Recently as we were watching a movie at home my wife told me that the older I got the more I reminded of her of the main characters in one of my favorite movies “Grumpy Old Men” (she said I was the Walter Matthau character). Even though I was a bit surprised, I can’t really say that I disagree with her. She then asked me to name five things that I really liked to do – to make it easier she told me the list could not include people or family – apparently making lists of answers to obscure questions is the new version of board games, you see them all the time on social media so it must be a “big thing” or else people are really bored. After I thought about it and made my list, I was not surprised that all of my “things” involved being outdoors or in nature. One of the things believe it or not that made my list was watching fire flies on a summer evening.
Just this week I saw a couple fireflies in our backyard (a little early but I enjoyed them anyway) I can remember spending many evenings as a kid catching fire flies (or lightning bugs as they are frequently called here in the South) in glass jars with holes poked in the lid to give them air.

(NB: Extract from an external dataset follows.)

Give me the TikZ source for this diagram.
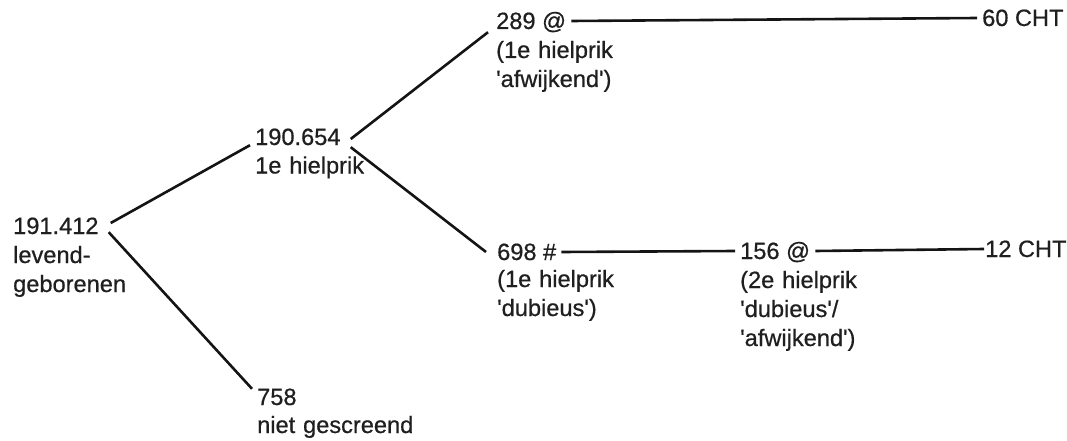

Growing up on a rural farm, there were many places to catch fire flies, enjoy them for a little while then release them back into nature. Hey, I didn’t have a cell phone, video games, or even a color tv set for that matter, so what else was there to do.
Whether you call them fire flies or lightning bugs most people are surprised to find out that the common names that we call them are very misleading. They are neither flies nor are they true bugs. They are instead actually members of the very large group of insects called beetles. There are as many as 200 different species of lightning beetles found here in the United States.
The flashing light that they produce is really nothing short of amazing. It is a chemical light produced by their bodies which is a cold light and produces virtually no heat. The process by which fire flies produce their distinctive flashing light is called bioluminescence. More than 90 percent of the energy produced by the lightning beetle’s flashing light is turned into light not heat. By comparison a standard light bulb’s energy is about 10 percent light and 90 percent heat. If a lightning bug were a light bulb, they would burn themselves up!
They don’t produce light without a good reason or just for entertainment. Each species has a distinctive light color and flashing pattern that is unique to that species of lightning bug. This allows fireflies to identify others of their species and to attract mates for reproduction.
One very commonly found species in most summertime backyards is Photinus pyralis (for my Latin speaking friends – don’t worry I had to look it up too) commonly called the “Big Dipper” lightning bug. The males fly about three feet off the ground beginning at dusk. About every five seconds or so he produces a one second long flash while flying in a “J” pattern. The female who sits on low growing vegetation until she sees a “suitable partner” that she likes then waits two seconds and makes a return half second flash of light. Firefly communication is complicated this way and each species has their own rituals – funny it used to be more simple back in the day to get a date using the then state of the art technology (the landline phone with a private line instead of the old party lines that I grew up with).
Most fireflies are very habitat specific, utilizing woodlands, marshes, meadows (I think my backyard counts as a meadow due to the fact that there is little actual grass but plenty of weeds) and other such places as a home. They can take a year or longer to develop from an egg into the adult firefly that we enjoy watching; however, they spend most of this time as larvae under ground. Here is another great and very cool fact about fireflies. They are actually very beneficial insects, and their larvae feed on such things as snails, slugs, worms, and caterpillars including the dreaded cutworms which seem to plague our Southern vegetable gardens. Most of us have never seen a firefly larvae (although they are very common) which look like small elongated sickle-shaped scaly critters that look prehistoric or even “dinosaurish”.
The normally passive and nonthreatening fireflies have developed a very sneaky defense against predators. There bodies produce a chemical called lucibufagin which in very large concentrated doses can be very toxic but in small doses produced by fireflies simply leaves them very distasteful to anything which might want to eat them including birds, toads, lizzards, and other insect predators. Birds and other predators have very quickly learned to avoid them as a part of their diet – just like I avoid celery!
They are beneficial to humans in other ways as well. Two fairly rare chemicals (luciferin and luciferase) produced in their bodies have been used to research and help develop treatments for such diseases as certain cancers, multiple sclerosis, cystic fibrosis, and even heart disease.
This is a personal opinion, but I really believe that the world we live in would be a much better and happier place if instead of gluing ourselves to the tv screen, tinkering around with our cell phones and video games, or else just devising ways and various reasons to not like each other; we would just spend a little time with our kids and grandkids watching and learning from our firefly friends.